### RECORDED INFORMATION
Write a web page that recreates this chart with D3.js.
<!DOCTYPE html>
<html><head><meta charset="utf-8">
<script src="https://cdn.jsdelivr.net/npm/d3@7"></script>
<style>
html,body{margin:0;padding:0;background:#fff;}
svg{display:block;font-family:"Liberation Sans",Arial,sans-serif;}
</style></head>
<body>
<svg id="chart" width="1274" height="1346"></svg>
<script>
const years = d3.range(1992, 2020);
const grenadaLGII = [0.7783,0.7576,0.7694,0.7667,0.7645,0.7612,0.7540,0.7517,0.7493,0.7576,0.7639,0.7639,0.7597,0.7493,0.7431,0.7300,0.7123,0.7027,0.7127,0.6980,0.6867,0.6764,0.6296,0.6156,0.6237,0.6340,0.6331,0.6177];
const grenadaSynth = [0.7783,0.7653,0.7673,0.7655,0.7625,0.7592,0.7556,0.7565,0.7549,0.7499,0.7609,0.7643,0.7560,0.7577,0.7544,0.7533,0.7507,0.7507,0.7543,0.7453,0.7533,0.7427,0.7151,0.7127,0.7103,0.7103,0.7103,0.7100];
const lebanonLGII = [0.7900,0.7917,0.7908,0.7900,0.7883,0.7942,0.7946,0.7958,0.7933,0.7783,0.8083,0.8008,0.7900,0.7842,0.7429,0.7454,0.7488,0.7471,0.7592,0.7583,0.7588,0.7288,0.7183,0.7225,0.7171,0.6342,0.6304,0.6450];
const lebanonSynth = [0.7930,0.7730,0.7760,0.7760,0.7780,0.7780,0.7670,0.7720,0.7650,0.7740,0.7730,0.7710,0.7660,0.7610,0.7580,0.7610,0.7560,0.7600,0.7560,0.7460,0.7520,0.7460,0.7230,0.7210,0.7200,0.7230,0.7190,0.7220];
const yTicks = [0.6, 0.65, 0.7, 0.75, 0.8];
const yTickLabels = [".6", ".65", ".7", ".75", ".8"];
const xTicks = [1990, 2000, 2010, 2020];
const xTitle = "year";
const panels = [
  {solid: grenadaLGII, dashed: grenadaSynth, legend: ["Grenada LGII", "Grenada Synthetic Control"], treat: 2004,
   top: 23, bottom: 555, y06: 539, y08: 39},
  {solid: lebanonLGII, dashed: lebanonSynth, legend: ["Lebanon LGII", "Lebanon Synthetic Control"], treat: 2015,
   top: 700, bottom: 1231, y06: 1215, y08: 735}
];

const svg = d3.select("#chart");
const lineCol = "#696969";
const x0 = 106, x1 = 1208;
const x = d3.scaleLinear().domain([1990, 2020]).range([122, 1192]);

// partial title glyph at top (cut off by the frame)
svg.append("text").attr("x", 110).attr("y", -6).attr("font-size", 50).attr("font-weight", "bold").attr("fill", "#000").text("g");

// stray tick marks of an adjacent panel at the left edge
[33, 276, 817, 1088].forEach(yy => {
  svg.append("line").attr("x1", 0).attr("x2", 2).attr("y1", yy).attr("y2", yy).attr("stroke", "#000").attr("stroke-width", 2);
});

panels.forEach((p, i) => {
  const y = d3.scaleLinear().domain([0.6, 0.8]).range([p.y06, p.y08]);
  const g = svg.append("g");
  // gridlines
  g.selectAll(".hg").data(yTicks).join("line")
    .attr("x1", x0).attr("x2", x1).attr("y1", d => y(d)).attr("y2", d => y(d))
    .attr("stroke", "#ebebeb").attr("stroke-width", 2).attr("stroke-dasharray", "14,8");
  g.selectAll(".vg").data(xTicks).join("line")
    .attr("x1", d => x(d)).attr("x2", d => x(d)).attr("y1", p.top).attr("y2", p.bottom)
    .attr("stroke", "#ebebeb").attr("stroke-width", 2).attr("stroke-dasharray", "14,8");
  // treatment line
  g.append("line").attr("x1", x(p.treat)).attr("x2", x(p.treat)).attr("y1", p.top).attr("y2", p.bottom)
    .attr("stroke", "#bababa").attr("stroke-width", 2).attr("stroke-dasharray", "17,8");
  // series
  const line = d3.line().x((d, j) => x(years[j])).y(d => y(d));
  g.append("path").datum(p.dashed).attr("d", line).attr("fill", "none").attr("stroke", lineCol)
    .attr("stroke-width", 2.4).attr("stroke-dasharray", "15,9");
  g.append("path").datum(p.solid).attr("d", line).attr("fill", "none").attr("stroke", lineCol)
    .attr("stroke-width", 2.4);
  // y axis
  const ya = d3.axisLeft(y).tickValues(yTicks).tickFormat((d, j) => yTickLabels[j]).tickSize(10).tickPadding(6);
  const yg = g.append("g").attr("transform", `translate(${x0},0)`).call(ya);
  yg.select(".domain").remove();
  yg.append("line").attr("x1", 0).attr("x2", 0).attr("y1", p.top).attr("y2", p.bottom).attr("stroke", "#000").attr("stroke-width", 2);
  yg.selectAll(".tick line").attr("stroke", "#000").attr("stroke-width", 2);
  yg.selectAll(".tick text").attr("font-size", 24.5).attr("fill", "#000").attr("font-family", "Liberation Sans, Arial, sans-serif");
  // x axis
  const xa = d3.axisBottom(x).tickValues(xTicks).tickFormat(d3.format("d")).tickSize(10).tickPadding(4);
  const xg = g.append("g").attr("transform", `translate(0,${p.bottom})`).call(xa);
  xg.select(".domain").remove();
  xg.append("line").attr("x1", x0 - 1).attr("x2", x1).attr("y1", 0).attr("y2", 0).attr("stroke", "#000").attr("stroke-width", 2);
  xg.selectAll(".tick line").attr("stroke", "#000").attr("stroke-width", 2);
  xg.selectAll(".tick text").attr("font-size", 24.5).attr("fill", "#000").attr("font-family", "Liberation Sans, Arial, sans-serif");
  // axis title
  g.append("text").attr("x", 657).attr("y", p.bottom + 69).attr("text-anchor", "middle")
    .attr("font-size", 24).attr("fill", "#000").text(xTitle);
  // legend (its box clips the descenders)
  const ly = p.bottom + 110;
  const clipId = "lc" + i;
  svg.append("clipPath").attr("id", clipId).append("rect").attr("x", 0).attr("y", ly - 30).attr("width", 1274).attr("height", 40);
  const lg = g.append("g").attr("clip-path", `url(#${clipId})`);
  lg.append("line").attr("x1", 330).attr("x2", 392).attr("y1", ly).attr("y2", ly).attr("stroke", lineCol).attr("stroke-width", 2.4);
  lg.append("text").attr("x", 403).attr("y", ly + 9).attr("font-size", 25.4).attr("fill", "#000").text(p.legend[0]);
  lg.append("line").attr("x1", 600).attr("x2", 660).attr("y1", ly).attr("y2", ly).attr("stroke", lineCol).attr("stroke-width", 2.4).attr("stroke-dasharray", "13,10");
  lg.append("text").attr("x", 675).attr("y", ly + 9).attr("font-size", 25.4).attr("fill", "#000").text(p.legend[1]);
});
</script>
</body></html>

### STATED TASK
Your task is to return the full listing exactly as it was given.

### EXERCISE SOLUTION
Write a web page that recreates this chart with D3.js.
<!DOCTYPE html>
<html><head><meta charset="utf-8">
<script src="https://cdn.jsdelivr.net/npm/d3@7"></script>
<style>
html,body{margin:0;padding:0;background:#fff;}
svg{display:block;font-family:"Liberation Sans",Arial,sans-serif;}
</style></head>
<body>
<svg id="chart" width="1274" height="1346"></svg>
<script>
const years = d3.range(1992, 2020);
const grenadaLGII = [0.7783,0.7576,0.7694,0.7667,0.7645,0.7612,0.7540,0.7517,0.7493,0.7576,0.7639,0.7639,0.7597,0.7493,0.7431,0.7300,0.7123,0.7027,0.7127,0.6980,0.6867,0.6764,0.6296,0.6156,0.6237,0.6340,0.6331,0.6177];
const grenadaSynth = [0.7783,0.7653,0.7673,0.7655,0.7625,0.7592,0.7556,0.7565,0.7549,0.7499,0.7609,0.7643,0.7560,0.7577,0.7544,0.7533,0.7507,0.7507,0.7543,0.7453,0.7533,0.7427,0.7151,0.7127,0.7103,0.7103,0.7103,0.7100];
const lebanonLGII = [0.7900,0.7917,0.7908,0.7900,0.7883,0.7942,0.7946,0.7958,0.7933,0.7783,0.8083,0.8008,0.7900,0.7842,0.7429,0.7454,0.7488,0.7471,0.7592,0.7583,0.7588,0.7288,0.7183,0.7225,0.7171,0.6342,0.6304,0.6450];
const lebanonSynth = [0.7930,0.7730,0.7760,0.7760,0.7780,0.7780,0.7670,0.7720,0.7650,0.7740,0.7730,0.7710,0.7660,0.7610,0.7580,0.7610,0.7560,0.7600,0.7560,0.7460,0.7520,0.7460,0.7230,0.7210,0.7200,0.7230,0.7190,0.7220];
const yTicks = [0.6, 0.65, 0.7, 0.75, 0.8];
const yTickLabels = [".6", ".65", ".7", ".75", ".8"];
const xTicks = [1990, 2000, 2010, 2020];
const xTitle = "year";
const panels = [
  {solid: grenadaLGII, dashed: grenadaSynth, legend: ["Grenada LGII", "Grenada Synthetic Control"], treat: 2004,
   top: 23, bottom: 555, y06: 539, y08: 39},
  {solid: lebanonLGII, dashed: lebanonSynth, legend: ["Lebanon LGII", "Lebanon Synthetic Control"], treat: 2015,
   top: 700, bottom: 1231, y06: 1215, y08: 735}
];

const svg = d3.select("#chart");
const lineCol = "#696969";
const x0 = 106, x1 = 1208;
const x = d3.scaleLinear().domain([1990, 2020]).range([122, 1192]);

// partial title glyph at top (cut off by the frame)
svg.append("text").attr("x", 110).attr("y", -6).attr("font-size", 50).attr("font-weight", "bold").attr("fill", "#000").text("g");

// stray tick marks of an adjacent panel at the left edge
[33, 276, 817, 1088].forEach(yy => {
  svg.append("line").attr("x1", 0).attr("x2", 2).attr("y1", yy).attr("y2", yy).attr("stroke", "#000").attr("stroke-width", 2);
});

panels.forEach((p, i) => {
  const y = d3.scaleLinear().domain([0.6, 0.8]).range([p.y06, p.y08]);
  const g = svg.append("g");
  // gridlines
  g.selectAll(".hg").data(yTicks).join("line")
    .attr("x1", x0).attr("x2", x1).attr("y1", d => y(d)).attr("y2", d => y(d))
    .attr("stroke", "#ebebeb").attr("stroke-width", 2).attr("stroke-dasharray", "14,8");
  g.selectAll(".vg").data(xTicks).join("line")
    .attr("x1", d => x(d)).attr("x2", d => x(d)).attr("y1", p.top).attr("y2", p.bottom)
    .attr("stroke", "#ebebeb").attr("stroke-width", 2).attr("stroke-dasharray", "14,8");
  // treatment line
  g.append("line").attr("x1", x(p.treat)).attr("x2", x(p.treat)).attr("y1", p.top).attr("y2", p.bottom)
    .attr("stroke", "#bababa").attr("stroke-width", 2).attr("stroke-dasharray", "17,8");
  // series
  const line = d3.line().x((d, j) => x(years[j])).y(d => y(d));
  g.append("path").datum(p.dashed).attr("d", line).attr("fill", "none").attr("stroke", lineCol)
    .attr("stroke-width", 2.4).attr("stroke-dasharray", "15,9");
  g.append("path").datum(p.solid).attr("d", line).attr("fill", "none").attr("stroke", lineCol)
    .attr("stroke-width", 2.4);
  // y axis
  const ya = d3.axisLeft(y).tickValues(yTicks).tickFormat((d, j) => yTickLabels[j]).tickSize(10).tickPadding(6);
  const yg = g.append("g").attr("transform", `translate(${x0},0)`).call(ya);
  yg.select(".domain").remove();
  yg.append("line").attr("x1", 0).attr("x2", 0).attr("y1", p.top).attr("y2", p.bottom).attr("stroke", "#000").attr("stroke-width", 2);
  yg.selectAll(".tick line").attr("stroke", "#000").attr("stroke-width", 2);
  yg.selectAll(".tick text").attr("font-size", 24.5).attr("fill", "#000").attr("font-family", "Liberation Sans, Arial, sans-serif");
  // x axis
  const xa = d3.axisBottom(x).tickValues(xTicks).tickFormat(d3.format("d")).tickSize(10).tickPadding(4);
  const xg = g.append("g").attr("transform", `translate(0,${p.bottom})`).call(xa);
  xg.select(".domain").remove();
  xg.append("line").attr("x1", x0 - 1).attr("x2", x1).attr("y1", 0).attr("y2", 0).attr("stroke", "#000").attr("stroke-width", 2);
  xg.selectAll(".tick line").attr("stroke", "#000").attr("stroke-width", 2);
  xg.selectAll(".tick text").attr("font-size", 24.5).attr("fill", "#000").attr("font-family", "Liberation Sans, Arial, sans-serif");
  // axis title
  g.append("text").attr("x", 657).attr("y", p.bottom + 69).attr("text-anchor", "middle")
    .attr("font-size", 24).attr("fill", "#000").text(xTitle);
  // legend (its box clips the descenders)
  const ly = p.bottom + 110;
  const clipId = "lc" + i;
  svg.append("clipPath").attr("id", clipId).append("rect").attr("x", 0).attr("y", ly - 30).attr("width", 1274).attr("height", 40);
  const lg = g.append("g").attr("clip-path", `url(#${clipId})`);
  lg.append("line").attr("x1", 330).attr("x2", 392).attr("y1", ly).attr("y2", ly).attr("stroke", lineCol).attr("stroke-width", 2.4);
  lg.append("text").attr("x", 403).attr("y", ly + 9).attr("font-size", 25.4).attr("fill", "#000").text(p.legend[0]);
  lg.append("line").attr("x1", 600).attr("x2", 660).attr("y1", ly).attr("y2", ly).attr("stroke", lineCol).attr("stroke-width", 2.4).attr("stroke-dasharray", "13,10");
  lg.append("text").attr("x", 675).attr("y", ly + 9).attr("font-size", 25.4).attr("fill", "#000").text(p.legend[1]);
});
</script>
</body></html>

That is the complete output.